Another aspect of Manchester that I believe to be its saving grace is its relationships. Specifically, the relationship between Lee (Casey Affleck), a man stripped of all emotion for a reason left unknown until the film’s midpoint, and Lee’s nephew Patrick, a sixteen-year-old who’s just lost his father and who must face the prospect of living with his uncle Lee, which means uprooting his established life in favour of a one-room basement suite in a community building in a town where he knows no one.
Affleck’s acting here is on par with his Oscar-nominated turn in the underrated Assassination of Jesse James by the Coward Robert Ford.
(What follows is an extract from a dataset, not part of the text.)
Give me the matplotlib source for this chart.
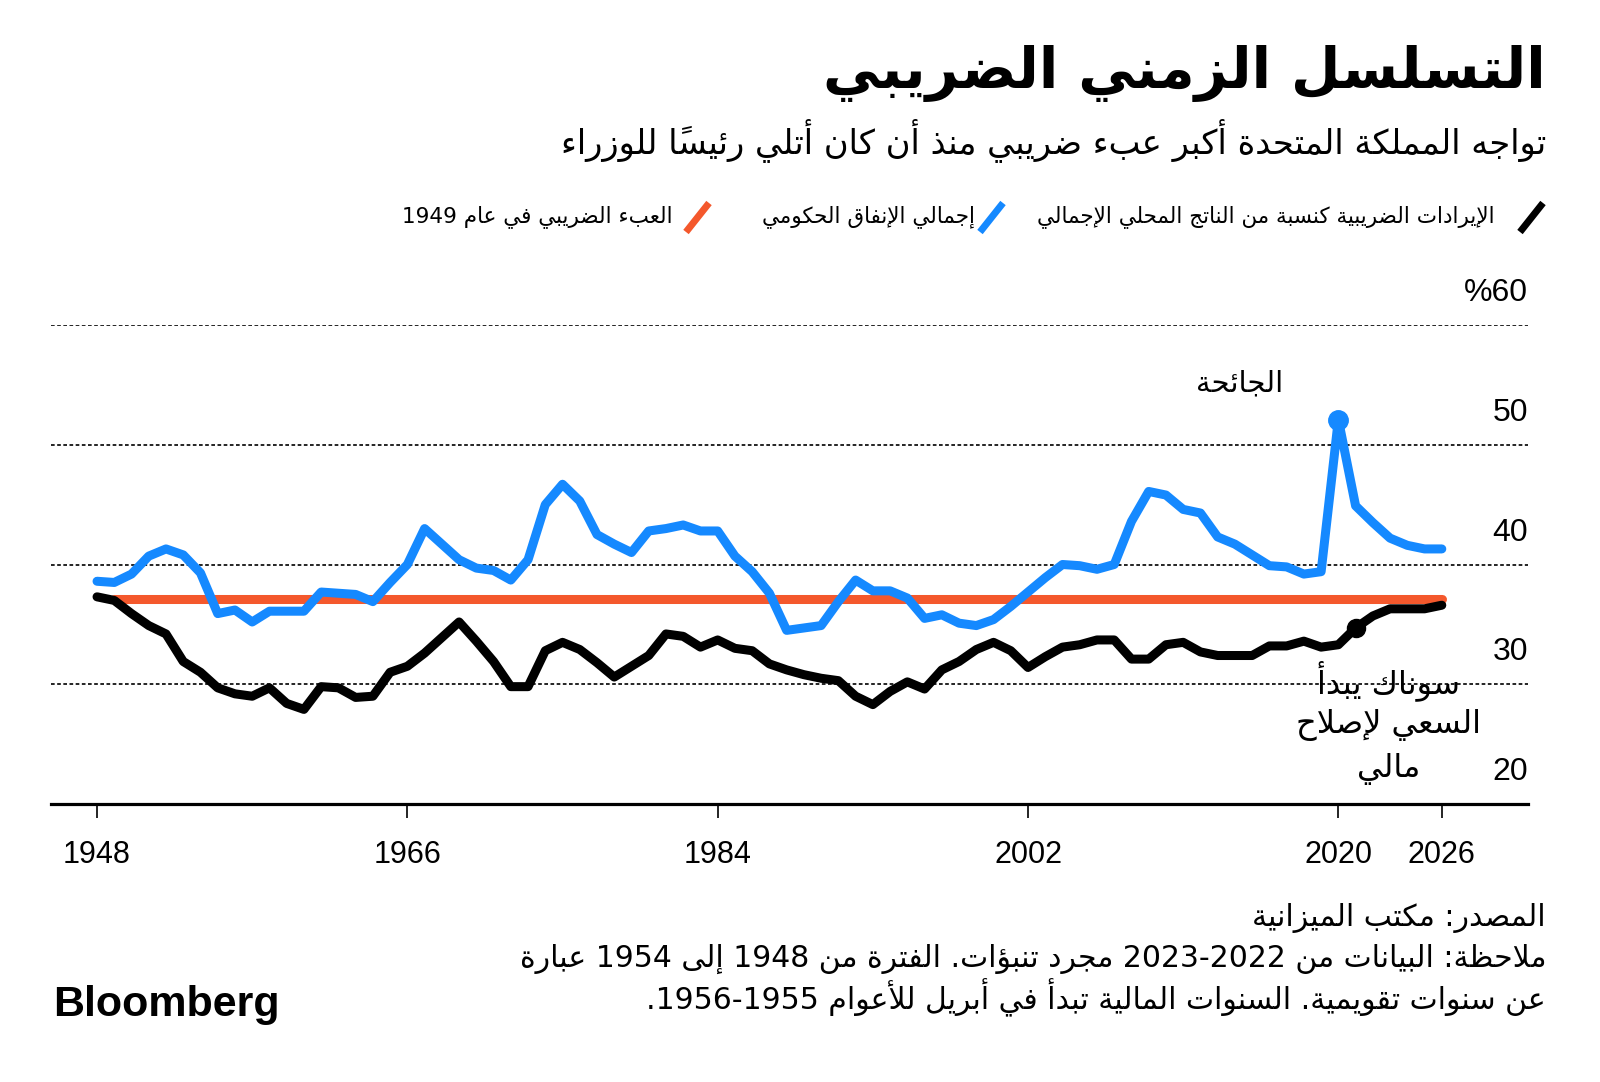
import matplotlib
matplotlib.use("Agg")
import matplotlib.pyplot as plt
from matplotlib.lines import Line2D

# UK tax receipts and total managed expenditure, % of GDP
years = list(range(1948, 2027))
tax_receipts = [
    37.3, 37.0, 35.9, 34.9, 34.2, 31.9, 31.0, 29.7, 29.2, 29.0,
    29.7, 28.4, 27.9, 29.8, 29.7, 28.9, 29.0, 31.0, 31.5, 32.6,
    33.9, 35.2, 33.6, 31.9, 29.8, 29.8, 32.8, 33.5, 32.9, 31.8,
    30.6, 31.5, 32.4, 34.2, 34.0, 33.1, 33.7, 33.0, 32.8, 31.7,
    31.2, 30.8, 30.5, 30.3, 29.0, 28.3, 29.4, 30.2, 29.6, 31.2,
    31.9, 32.9, 33.5, 32.8, 31.4, 32.3, 33.1, 33.3, 33.7, 33.7,
    32.1, 32.1, 33.3, 33.5, 32.7, 32.4, 32.4, 32.4, 33.2, 33.2,
    33.6, 33.1, 33.3, 34.7, 35.7, 36.3, 36.3, 36.3, 36.6,
]
spending = [
    38.6, 38.5, 39.2, 40.7, 41.3, 40.8, 39.3, 35.9, 36.2, 35.2,
    36.1, 36.1, 36.1, 37.7, 37.6, 37.5, 36.9, 38.5, 40.0, 43.0,
    41.7, 40.4, 39.7, 39.5, 38.7, 40.4, 45.0, 46.7, 45.3, 42.5,
    41.7, 41.0, 42.8, 43.0, 43.3, 42.8, 42.8, 40.7, 39.4, 37.6,
    34.5, 34.7, 34.9, 36.9, 38.7, 37.8, 37.8, 37.2, 35.5, 35.8,
    35.1, 34.9, 35.4, 36.5, 37.7, 38.9, 40.0, 39.9, 39.6, 40.0,
    43.6, 46.1, 45.8, 44.6, 44.3, 42.3, 41.7, 40.8, 39.9, 39.8,
    39.2, 39.4, 52.1, 44.9, 43.5, 42.2, 41.6, 41.3, 41.3,
]
burden_1949 = 37.1
burden_years = years[1:]
xticks = [1948, 1966, 1984, 2002, 2020, 2026]
yticks = [20, 30, 40, 50, 60]

title = "التسلسل الزمني الضريبي"
subtitle = "تواجه المملكة المتحدة أكبر عبء ضريبي منذ أن كان أتلي رئيساً للوزراء"
legend_labels = [
    "الإيرادات الضريبية كنسبة من الناتج المحلي الإجمالي",
    "إجمالي الإنفاق الحكومي",
    "العبء الضريبي في عام 1949",
]
pandemic_label = "الجائحة"
sunak_label = ["سوناك يبدأ", "السعي لإصلاح", "مالي"]
source = "المصدر: مكتب الميزانية"
note = [
    "ملاحظة: البيانات من 2022-2023 مجرد تنبؤات. الفترة من 1948 إلى 1954 عبارة",
    "عن سنوات تقويمية. السنوات المالية تبدأ في أبريل للأعوام 1955-1956.",
]

BLUE = "#1589FF"
ORANGE = "#F4582C"
BLACK = "#000000"

# --- minimal Arabic shaping + right-to-left ordering (no raqm in matplotlib) ---
AR_FORMS = {  # letter: (first presentation form, number of forms)
    'ء': (0xFE80, 1), 'آ': (0xFE81, 2), 'أ': (0xFE83, 2), 'ؤ': (0xFE85, 2),
    'إ': (0xFE87, 2), 'ئ': (0xFE89, 4), 'ا': (0xFE8D, 2), 'ب': (0xFE8F, 4),
    'ة': (0xFE93, 2), 'ت': (0xFE95, 4), 'ث': (0xFE99, 4), 'ج': (0xFE9D, 4),
    'ح': (0xFEA1, 4), 'خ': (0xFEA5, 4), 'د': (0xFEA9, 2), 'ذ': (0xFEAB, 2),
    'ر': (0xFEAD, 2), 'ز': (0xFEAF, 2), 'س': (0xFEB1, 4), 'ش': (0xFEB5, 4),
    'ص': (0xFEB9, 4), 'ض': (0xFEBD, 4), 'ط': (0xFEC1, 4), 'ظ': (0xFEC5, 4),
    'ع': (0xFEC9, 4), 'غ': (0xFECD, 4), 'ف': (0xFED1, 4), 'ق': (0xFED5, 4),
    'ك': (0xFED9, 4), 'ل': (0xFEDD, 4), 'م': (0xFEE1, 4), 'ن': (0xFEE5, 4),
    'ه': (0xFEE9, 4), 'و': (0xFEED, 2), 'ى': (0xFEEF, 2), 'ي': (0xFEF1, 4),
}
LAM_ALEF = {'آ': 0xFEF5, 'أ': 0xFEF7, 'إ': 0xFEF9, 'ا': 0xFEFB}


def is_mark(c):
    return '\u064B' <= c <= '\u0652'


def ar(text):
    if '\n' in text:
        return '\n'.join(ar(t) for t in text.split('\n'))
    items = []
    i = 0
    while i < len(text):
        if text[i] == 'ل' and i + 1 < len(text) and text[i + 1] in LAM_ALEF:
            items.append(('lig', text[i + 1]))
            i += 2
        else:
            items.append(('chr', text[i]))
            i += 1

    def jtype(item):
        kind, c = item
        if kind == 'lig':
            return 'R'
        if is_mark(c):
            return 'T'
        if c in AR_FORMS:
            return {1: 'U', 2: 'R', 4: 'D'}[AR_FORMS[c][1]]
        return 'U'

    types = [jtype(it) for it in items]
    shaped = []
    for k, (kind, c) in enumerate(items):
        t = types[k]
        if kind == 'chr' and c not in AR_FORMS:
            shaped.append(c)
            continue
        p = k - 1
        while p >= 0 and types[p] == 'T':
            p -= 1
        n = k + 1
        while n < len(items) and types[n] == 'T':
            n += 1
        jp = p >= 0 and types[p] == 'D' and t in 'DR'
        jn = n < len(items) and t == 'D' and types[n] in 'DR'
        if kind == 'lig':
            shaped.append(chr(LAM_ALEF[c] + int(jp)))
            continue
        base, nforms = AR_FORMS[c]
        if nforms == 1:
            off = 0
        elif nforms == 2:
            off = int(jp)
        else:
            off = [[0, 2], [1, 3]][jp][jn]
        shaped.append(chr(base + off))

    # visual order: reverse everything but digit runs, keep marks after their base
    clusters = []
    for s in shaped:
        if is_mark(s) and clusters:
            clusters[-1] += s
        elif s.isdigit() and clusters and clusters[-1][-1].isdigit():
            clusters[-1] += s
        else:
            clusters.append(s)
    return ''.join(reversed(clusters))


W, H = 1600, 1082


def fx(px):
    return px / W


def fy(py):
    return 1 - py / H


plt.rcParams['font.family'] = ['DejaVu Sans']
fig = plt.figure(figsize=(W / 100, H / 100), dpi=100)

ax = fig.add_axes([fx(51), fy(804), fx(1528) - fx(51), fy(325) - fy(804)])
ax.set_xlim(1945.33, 2031.0)
ax.set_ylim(20, 60)

for v in yticks[1:]:
    ax.axhline(v, color=BLACK, lw=1.2, linestyle=(0, (2.2, 1.5)), zorder=1)
for v in yticks:
    label = ar(f"{v}%") if v == 60 else str(v)
    ax.annotate(label, xy=(1.0, v), xycoords=ax.get_yaxis_transform(),
                xytext=(0, 23), textcoords='offset points', ha='right', va='center',
                fontsize=23, family='Liberation Sans')

for s in ['top', 'left', 'right']:
    ax.spines[s].set_visible(False)
ax.spines['bottom'].set_linewidth(2.3)
ax.set_yticks([])
ax.set_xticks(xticks)
ax.set_xticklabels([str(x) for x in xticks], family='Liberation Sans')
ax.tick_params(axis='x', length=10, width=1.2, pad=16, labelsize=22)

line_kw = dict(lw=6.5, solid_capstyle='round', solid_joinstyle='round')
ax.plot(burden_years, [burden_1949] * len(burden_years), color=ORANGE, zorder=2, **line_kw)
ax.plot(years, spending, color=BLUE, zorder=3, **line_kw)
ax.plot(years, tax_receipts, color=BLACK, zorder=4, **line_kw)
ax.plot(2020, spending[years.index(2020)], 'o', color=BLUE, ms=14, zorder=5)
ax.plot(2021, tax_receipts[years.index(2021)], 'o', color=BLACK, ms=13, zorder=5)

ax.text(2014.3, 55.1, ar(pandemic_label), ha='center', va='center', fontsize=21)
for i, line in enumerate(sunak_label):
    ax.text(2022.9, 30.3 - i * 3.7, ar(line), ha='center', va='center', fontsize=23)

# header
fig.text(fx(1546), fy(73), ar(title), ha='right', va='center', fontsize=41, fontweight='bold')
fig.text(fx(1546), fy(140), ar(subtitle), ha='right', va='center', fontsize=24.3)

# legend: coloured slashes with labels to their left
legend_items = [(BLACK, 1520, 1495), (BLUE, 980, 975), (ORANGE, 686, 673)]
for (color, sx, tx), label in zip(legend_items, legend_labels):
    fig.add_artist(Line2D([fx(sx), fx(sx + 23)], [fy(232), fy(203)], color=color,
                          lw=5, solid_capstyle='butt'))
    fig.text(fx(tx), fy(217), ar(label), ha='right', va='center', fontsize=15.5)

# footer
fig.text(fx(1546), fy(918), ar(source), ha='right', va='center', fontsize=21.5)
for i, line in enumerate(note):
    fig.text(fx(1546), fy(959 + i * 39), ar(line), ha='right', va='center', fontsize=21.5)
fig.text(fx(53), fy(1005), "Bloomberg", ha='left', va='center', fontsize=31,
         fontweight='bold', family='Liberation Sans')

fig.savefig("out.png", dpi=100)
In Jesse James he played Ford, a young man so in awe of James that it affects his mental health to the point that now semi-famously James turns to Ford and asks “Do you want to be like me or you want to be me?” Only a performance of skill could inspire a question like that and have asking it make perfect sense. Affleck applies the same level of nuance in Jesse James as he does her, but here he’s got less to work with. This performance is less verbal than physical. Lee hunches, avoids eye contact, and expresses his anger through drunken fistfights.
All of this behaviour makes sense halfway through the movie in a twist I won’t spoil, but suffice it to say Lee acts dead inside and out for good reason.
Although Manchester is a drama, the nephew Patrick provides the buoyancy necessary to avoid it becoming a drag. Both the men’s dry wit makes for many amusing conversations and situations that – despite all that comes before and after – cause genuine laughter.
Manchester By The Sea offers the best kind of payoffs; the ones that are so logical and natural they don’t feel like setups. It plods along like life in a sleepy coastal town, and you get the feeling it moves on after the film ends, too.